Now compare with a worker earning £52,000 with a £2,000 bonus and £3,000 salary sacrifice pension. Pension sacrifice reduces taxable and NI-able earnings, often improving efficiency. Some earnings still fall into higher-rate tax, while NI includes both the 12% and 2% bands. For many professionals, this blended effect is why salary sacrifice planning can materially improve net outcomes over the year.
Real UK earnings context from official statistics
When evaluating your results, it helps to compare your pay with national data. The Office for National Statistics reported median annual gross earnings for full-time employees in 2016 at about £28,195, giving useful context for typical tax burdens that year. If your salary is close to this level, most of your taxable income would generally remain within the basic rate band for 2016/17.
If your earnings are much higher than median, the relative impact of higher-rate tax, tapered Personal Allowance, and pension strategy becomes more significant. High earners often focus on optimization opportunities because marginal deductions can rise quickly within certain income corridors.
Common mistakes people make with historic tax calculations
- Mixing tax years: applying 2017/18 or current rates to 2016/17 income.
- Ignoring NI: checking only PAYE tax and forgetting NI materially changes net pay.
- Confusing pension method: salary sacrifice and relief at source produce different payroll effects.
- Wrong student loan plan: Plan 1 thresholds differ from later plans.
- Forgetting allowance taper: people above £100,000 may overestimate remaining Personal Allowance.
What this calculator includes and excludes
The calculator is designed for a clean, practical estimate for employment income. It includes:
- Income tax bands for 2016/17.
- Personal Allowance logic with high income tapering.
- Employee NI approximation using annual thresholds.
- Optional Plan 1 student loan deduction.

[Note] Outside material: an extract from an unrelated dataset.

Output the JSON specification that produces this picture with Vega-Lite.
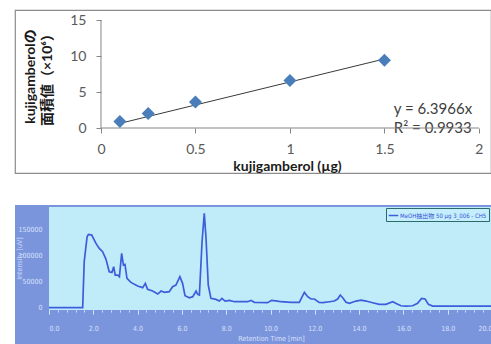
{
  "$schema": "https://vega.github.io/schema/vega-lite/v6.json",
  "padding": {"left": 14, "top": 9, "right": 0, "bottom": 0},
  "background": "white",
  "spacing": 31,
  "resolve": {"scale": {"color": "independent"}, "legend": {"color": "independent"}},
  "config": {
    "view": {"stroke": null},
    "axis": {"labelFont": "Lato", "titleFont": "Lato"}
  },
  "datasets": {
    "calibration": [
      {"amount": 0.1, "area": 0.9},
      {"amount": 0.25, "area": 2.0},
      {"amount": 0.5, "area": 3.6},
      {"amount": 1.0, "area": 6.6},
      {"amount": 1.5, "area": 9.4}
    ],
    "trend": [
      {"amount": 0.1, "area": 0.64},
      {"amount": 1.5, "area": 9.59}
    ],
    "chromatogram": [
      {"time": 0, "intensity": 0},
      {"time": 1.52, "intensity": 0},
      {"time": 1.59, "intensity": 88500},
      {"time": 1.72, "intensity": 136500},
      {"time": 1.78, "intensity": 141000},
      {"time": 1.93, "intensity": 139700},
      {"time": 2.12, "intensity": 123700},
      {"time": 2.27, "intensity": 114100},
      {"time": 2.42, "intensity": 107700},
      {"time": 2.57, "intensity": 93600},
      {"time": 2.72, "intensity": 69200},
      {"time": 2.84, "intensity": 67900},
      {"time": 2.92, "intensity": 78800},
      {"time": 2.99, "intensity": 62800},
      {"time": 3.10, "intensity": 62800},
      {"time": 3.18, "intensity": 59600},
      {"time": 3.28, "intensity": 104500},
      {"time": 3.36, "intensity": 82000},
      {"time": 3.43, "intensity": 83300},
      {"time": 3.52, "intensity": 56400},
      {"time": 3.70, "intensity": 48700},
      {"time": 4.00, "intensity": 41700},
      {"time": 4.23, "intensity": 38500},
      {"time": 4.35, "intensity": 46800},
      {"time": 4.45, "intensity": 35300},
      {"time": 4.68, "intensity": 32000},
      {"time": 4.91, "intensity": 26300},
      {"time": 5.06, "intensity": 32000},
      {"time": 5.21, "intensity": 29500},
      {"time": 5.43, "intensity": 30800},
      {"time": 5.58, "intensity": 40400},
      {"time": 5.73, "intensity": 43600},
      {"time": 5.91, "intensity": 59600},
      {"time": 6.03, "intensity": 46800},
      {"time": 6.14, "intensity": 23100},
      {"time": 6.34, "intensity": 19200},
      {"time": 6.49, "intensity": 21200},
      {"time": 6.64, "intensity": 32000},
      {"time": 6.71, "intensity": 25600},
      {"time": 6.79, "intensity": 24400},
      {"time": 6.91, "intensity": 126900},
      {"time": 7.01, "intensity": 181400},
      {"time": 7.09, "intensity": 133300},
      {"time": 7.19, "intensity": 43600},
      {"time": 7.31, "intensity": 17900},
      {"time": 7.54, "intensity": 16000},
      {"time": 7.69, "intensity": 12800},
      {"time": 7.81, "intensity": 17900},
      {"time": 7.95, "intensity": 12800},
      {"time": 8.14, "intensity": 14100},
      {"time": 8.37, "intensity": 11500},
      {"time": 8.97, "intensity": 11500},
      {"time": 9.12, "intensity": 14100},
      {"time": 9.27, "intensity": 10300},
      {"time": 9.87, "intensity": 9600},
      {"time": 10.05, "intensity": 14100},
      {"time": 10.32, "intensity": 12800},
      {"time": 10.47, "intensity": 11500},
      {"time": 10.93, "intensity": 10300},
      {"time": 11.30, "intensity": 10300},
      {"time": 11.53, "intensity": 29500},
      {"time": 11.68, "intensity": 21200},
      {"time": 11.83, "intensity": 16700},
      {"time": 11.98, "intensity": 16700},
      {"time": 12.20, "intensity": 10300},
      {"time": 12.36, "intensity": 9600},
      {"time": 12.66, "intensity": 11500},
      {"time": 12.88, "intensity": 12800},
      {"time": 13.03, "intensity": 16700},
      {"time": 13.15, "intensity": 24400},
      {"time": 13.26, "intensity": 19200},
      {"time": 13.41, "intensity": 10300},
      {"time": 13.56, "intensity": 8300},
      {"time": 13.86, "intensity": 12800},
      {"time": 14.09, "intensity": 14700},
      {"time": 14.31, "intensity": 12800},
      {"time": 14.61, "intensity": 9600},
      {"time": 14.91, "intensity": 6400},
      {"time": 15.21, "intensity": 6400},
      {"time": 15.52, "intensity": 11500},
      {"time": 15.67, "intensity": 8300},
      {"time": 15.89, "intensity": 3800},
      {"time": 16.12, "intensity": 3200},
      {"time": 16.42, "intensity": 3800},
      {"time": 16.64, "intensity": 8300},
      {"time": 16.82, "intensity": 17900},
      {"time": 16.98, "intensity": 16700},
      {"time": 17.13, "intensity": 6400},
      {"time": 17.32, "intensity": 3200},
      {"time": 20, "intensity": 3200}
    ]
  },
  "vconcat": [
    {
      "width": 476,
      "height": 163,
      "view": {"fill": "white", "stroke": "#8c8c8c", "strokeWidth": 1.2},
      "resolve": {"axis": {"x": "independent", "y": "independent"}},
      "layer": [
        {
          "data": {"values": [{}]},
          "mark": {"type": "text", "align": "left", "baseline": "middle", "font": "Lato", "fontSize": 15, "color": "#404040"},
          "encoding": {
            "x": {"datum": 1.55, "type": "quantitative", "axis": null},
            "y": {"datum": 2.64, "type": "quantitative", "axis": null},
            "text": {"value": "y = 6.3966x"}
          }
        },
        {
          "data": {"values": [{}]},
          "mark": {"type": "text", "align": "left", "baseline": "middle", "font": "Lato", "fontSize": 15, "color": "#404040"},
          "encoding": {
            "x": {"datum": 1.55, "type": "quantitative", "axis": null},
            "y": {"datum": -0.05, "type": "quantitative", "axis": null},
            "text": {"value": "R² = 0.9933"}
          }
        },
        {
          "data": {"values": [{}]},
          "mark": {"type": "rule", "color": "#868686", "strokeWidth": 1},
          "encoding": {
            "x": {"datum": 0, "type": "quantitative", "axis": null},
            "y": {"datum": 0, "type": "quantitative", "axis": null},
            "y2": {"datum": 15}
          }
        },
        {
          "data": {"values": [{}]},
          "mark": {"type": "rule", "color": "#868686", "strokeWidth": 1},
          "encoding": {
            "x": {"datum": 0, "type": "quantitative", "axis": null},
            "x2": {"datum": 2},
            "y": {"datum": 0, "type": "quantitative", "axis": null}
          }
        },
        {
          "data": {"name": "trend"},
          "mark": {"type": "line", "color": "#3a3a3a", "strokeWidth": 1},
          "encoding": {
            "x": {"field": "amount", "type": "quantitative", "axis": null},
            "y": {"field": "area", "type": "quantitative", "axis": null}
          }
        },
        {
          "data": {"name": "calibration"},
          "mark": {"type": "point", "shape": "diamond", "filled": true, "size": 170, "color": "#4a7ebb", "opacity": 1},
          "encoding": {
            "x": {
              "field": "amount",
              "type": "quantitative",
              "scale": {"domain": [-0.455, 2.064], "nice": false, "zero": false},
              "axis": {
                "orient": "bottom",
                "values": [0, 0.5, 1, 1.5, 2],
                "format": "~g",
                "offset": -45,
                "domain": false,
                "grid": false,
                "tickSize": 5,
                "tickColor": "#868686",
                "labelFontSize": 14,
                "labelColor": "#595959",
                "labelPadding": 9,
                "labelOverlap": false,
                "labelFlush": false,
                "title": "kujigamberol (µg)",
                "titleFontSize": 14,
                "titleFontWeight": "bold",
                "titleColor": "#1a1a1a",
                "titleX": 272,
                "titleY": 31,
                "titleAlign": "center",
                "titleBaseline": "top"
              }
            },
            "y": {
              "field": "area",
              "type": "quantitative",
              "scale": {"domain": [-6.25, 16.39], "nice": false, "zero": false},
              "axis": {
                "orient": "left",
                "values": [0, 5, 10, 15],
                "offset": -86,
                "domain": false,
                "grid": false,
                "tickSize": 5,
                "tickColor": "#868686",
                "labelFontSize": 14,
                "labelColor": "#595959",
                "labelPadding": 10,
                "title": ["kujigamberolの", "面積値（×10⁶）"],
                "titleFont": "Lato, Noto Sans CJK JP",
                "titleFontSize": 14,
                "titleFontWeight": "bold",
                "titleColor": "#1a1a1a",
                "titleLineHeight": 17,
                "titleAngle": 270,
                "titleAlign": "center",
                "titleBaseline": "bottom",
                "titleX": -64,
                "titleY": 66
              }
            }
          }
        }
      ]
    },
    {
      "width": 477,
      "height": 139,
      "view": {"fill": "#7b95dd", "stroke": null},
      "resolve": {"axis": {"x": "independent", "y": "independent"}},
      "layer": [
        {
          "data": {"values": [{}]},
          "mark": {"type": "rect", "color": "#c0ecfa"},
          "encoding": {
            "x": {
              "datum": 0,
              "type": "quantitative",
              "scale": {"domain": [-1.535, 20], "nice": false, "zero": false},
              "axis": {
                "orient": "bottom",
                "values": [0, 0.4, 0.8, 1.2, 1.6, 2, 2.4, 2.8, 3.2, 3.6, 4, 4.4, 4.8, 5.2, 5.6, 6, 6.4, 6.8, 7.2, 7.6, 8, 8.4, 8.8, 9.2, 9.6, 10, 10.4, 10.8, 11.2, 11.6, 12, 12.4, 12.8, 13.2, 13.6, 14, 14.4, 14.8, 15.2, 15.6, 16, 16.4, 16.8, 17.2, 17.6, 18, 18.4, 18.8, 19.2, 19.6, 20],
                "offset": -34,
                "labels": false,
                "domain": false,
                "grid": false,
                "tickSize": 2,
                "tickColor": "#d7e2ff",
                "title": null
              }
            },
            "x2": {"datum": 20},
            "y": {
              "datum": -4420,
              "type": "quantitative",
              "scale": {"domain": [-69800, 197500], "nice": false, "zero": false},
              "axis": null
            },
            "y2": {"datum": 193600}
          }
        },
        {
          "data": {"name": "chromatogram"},
          "mark": {"type": "line", "strokeWidth": 1.7, "color": "#3d5ddb"},
          "encoding": {
            "x": {
              "field": "time",
              "type": "quantitative",
              "axis": {
                "orient": "bottom",
                "values": [0, 2, 4, 6, 8, 10, 12, 14, 16, 18, 20],
                "format": ".1f",
                "offset": -34,
                "domain": false,
                "grid": false,
                "tickSize": 4,
                "tickColor": "#d7e2ff",
                "labelFont": "Liberation Sans Narrow, DejaVu Sans Condensed, sans-serif",
                "labelFontSize": 7,
                "labelColor": "#d7e0fb",
                "labelPadding": 10,
                "labelFlush": 36,
                "labelOverlap": false,
                "title": "Retention Time [min]",
                "titleFont": "Liberation Sans Narrow, DejaVu Sans Condensed, sans-serif",
                "titleFontSize": 7,
                "titleFontWeight": "normal",
                "titleColor": "#d7e0fb",
                "titleX": 256,
                "titleY": 24,
                "titleAlign": "center",
                "titleBaseline": "top"
              }
            },
            "y": {
              "field": "intensity",
              "type": "quantitative",
              "axis": {
                "orient": "left",
                "values": [0, 50000, 100000, 150000],
                "format": "d",
                "offset": -34,
                "domain": false,
                "grid": false,
                "ticks": false,
                "labelFont": "Liberation Sans Narrow, DejaVu Sans Condensed, sans-serif",
                "labelFontSize": 7,
                "labelColor": "#d7e0fb",
                "labelPadding": 7,
                "title": "Intensity [uV]",
                "titleFont": "Liberation Sans Narrow, DejaVu Sans Condensed, sans-serif",
                "titleFontSize": 7,
                "titleFontWeight": "normal",
                "titleColor": "#c9d6f7",
                "titleAngle": 270,
                "titleAlign": "center",
                "titleBaseline": "bottom",
                "titleX": -27,
                "titleY": 53
              }
            },
            "color": {
              "datum": "MeOH抽出物 50 μg 3_006 - CH5",
              "scale": {"range": ["#3d5ddb"]},
              "legend": {
                "orient": "top-right",
                "offset": 3,
                "title": null,
                "symbolType": "stroke",
                "symbolSize": 90,
                "symbolStrokeWidth": 1.5,
                "labelFont": "Liberation Sans Narrow, DejaVu Sans Condensed, Noto Sans CJK JP",
                "labelFontSize": 6,
                "labelColor": "#3452d8",
                "labelOffset": 1,
                "strokeColor": "#2c6b6b",
                "fillColor": "#c4eefb",
                "padding": 2,
                "cornerRadius": 0
              }
            }
          }
        }
      ]
    }
  ]
}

- Pension salary sacrifice adjustment.
It does not attempt to fully model every edge case of HMRC processing, such as marriage allowance transfers, Scottish-specific later-year divergences, benefits in kind coding impacts, or multiple concurrent jobs with complex coding splits. For legal or compliance disputes, always cross check with official HMRC outputs.
Authoritative sources you should review
For compliance-grade confirmation, use official references directly:
- UK Government: Income Tax rates and Personal Allowances
- UK Government: National Insurance rates and categories
- UK Government: Student loan repayment rates and thresholds
- ONS: Earnings and working hours statistics
Practical checklist for payroll reconciliation
- Gather all payslips in the 2016/17 year and your final P60.
- Confirm tax code changes month by month.
- Identify bonuses and one-off adjustments.
- Confirm pension type and total deducted via salary sacrifice.
- Check student loan plan status and whether deductions began mid year.
- Use annual totals for final reconciliation, not one isolated payslip.
Important: This calculator is an educational estimator, not regulated financial advice. For binding figures, always rely on HMRC documentation, payroll records, and qualified professional guidance where required.
Final thoughts
A reliable UK tax 2016/17 calculator should not only output numbers but also help you understand why those numbers appear. When you separate gross pay into tax, NI, student loan, pension, and final net pay, you gain a much clearer view of your real compensation and historic liabilities. That transparency is valuable for audits, back pay checks, budgeting retrospectives, and personal finance planning.
Use the calculator above as your first pass. Then compare with official records and government guidance. If your numbers diverge materially, inspect tax code history, pension method, and student loan status first, as these are usually where the discrepancy sits. With the right inputs, you can obtain a robust estimate of 2016/17 take-home pay in seconds.